Name Type Description Default
state TrainState

Current training state

required
batch PyTree[Array]

(x, y, padding_mask) each with shape (S, B, T) S = accumulation size, B = batch size, T = sequence length

required

Returns:

Type Description
Tuple[Array, Array, Any]

(loss_sum, token_count, last_meta)

save(suffix: Path) -> None

final save at the end of training

load(suffix: Path) -> None

load from a checkpoint, if available

run() -> None

main entry point to run training, called on all nodes

KLDivergenceTrainer(spec: ExecutionSpec)

Bases: BaseTrainer[C, M], Generic[C, M]

Two-stage trainer with KL-divergence penalty.

  • Stage 1 – standard language-model pretraining (cross-entropy only).
  • Stage 2 – pretraining loss plus beta * KL(policy || reference) where the reference policy is a frozen snapshot taken at the stage boundary.

The KL penalty is approximated as the difference in per-token NLL between the current model and the reference model on the same batch: kl_penalty = policy_loss - sg(reference_loss).

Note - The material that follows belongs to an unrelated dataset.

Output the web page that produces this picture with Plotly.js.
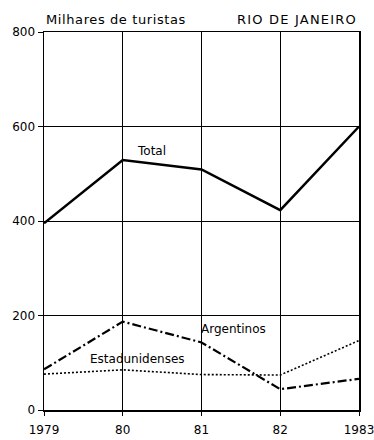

KLDivergenceTrainerConfig(batch_size: int = field('training/batch_size', default=512), per_device_batch_size: int = field('training/per_device_batch_size', default=(-1)), total_tokens: List[int] = field('training/tokens', default_factory=(lambda: [1000000000, 100000000])), lr: float = field('optimization/lr', default=0.0003), warmup_pct: float = field('training/warmup_pct', default=0.01), decay_pct: float = field('training/decay_pct', default=0.1), validate: bool = field('training/validation', default=True), evaluate: bool = field('training/evaluate', default=True), datasets: List[List[Sampling]] = field('training/dataset', default_factory=(lambda: [[Sampling(name='fineweb', rate=1, style=(DatasetStyle.PMD))], [Sampling(name='fineweb', rate=1, style=(DatasetStyle.PMD))]])), evaluations: List[str] = field('eval/evaluations', default_factory=(lambda: [])), block_size: int = field('architecture/block_size', default=512), report_interval: int = field('logging/report_interval', default=32), checkpoint_interval: int = field('logging/checkpoint_interval', default=1024), validation_interval: int = field('logging/validation_interval', default=512), validation_steps: int = field('training/validation_steps', default=2048), wandb: bool = field('logging/wandb', default=False)) dataclass

Bases: BaseTrainerConfig

Config for two-stage KL-divergence trainer.

total_tokens is a two-element list: [stage1_tokens, stage2_tokens]. datasets is a two-element list of sampling lists, one per stage.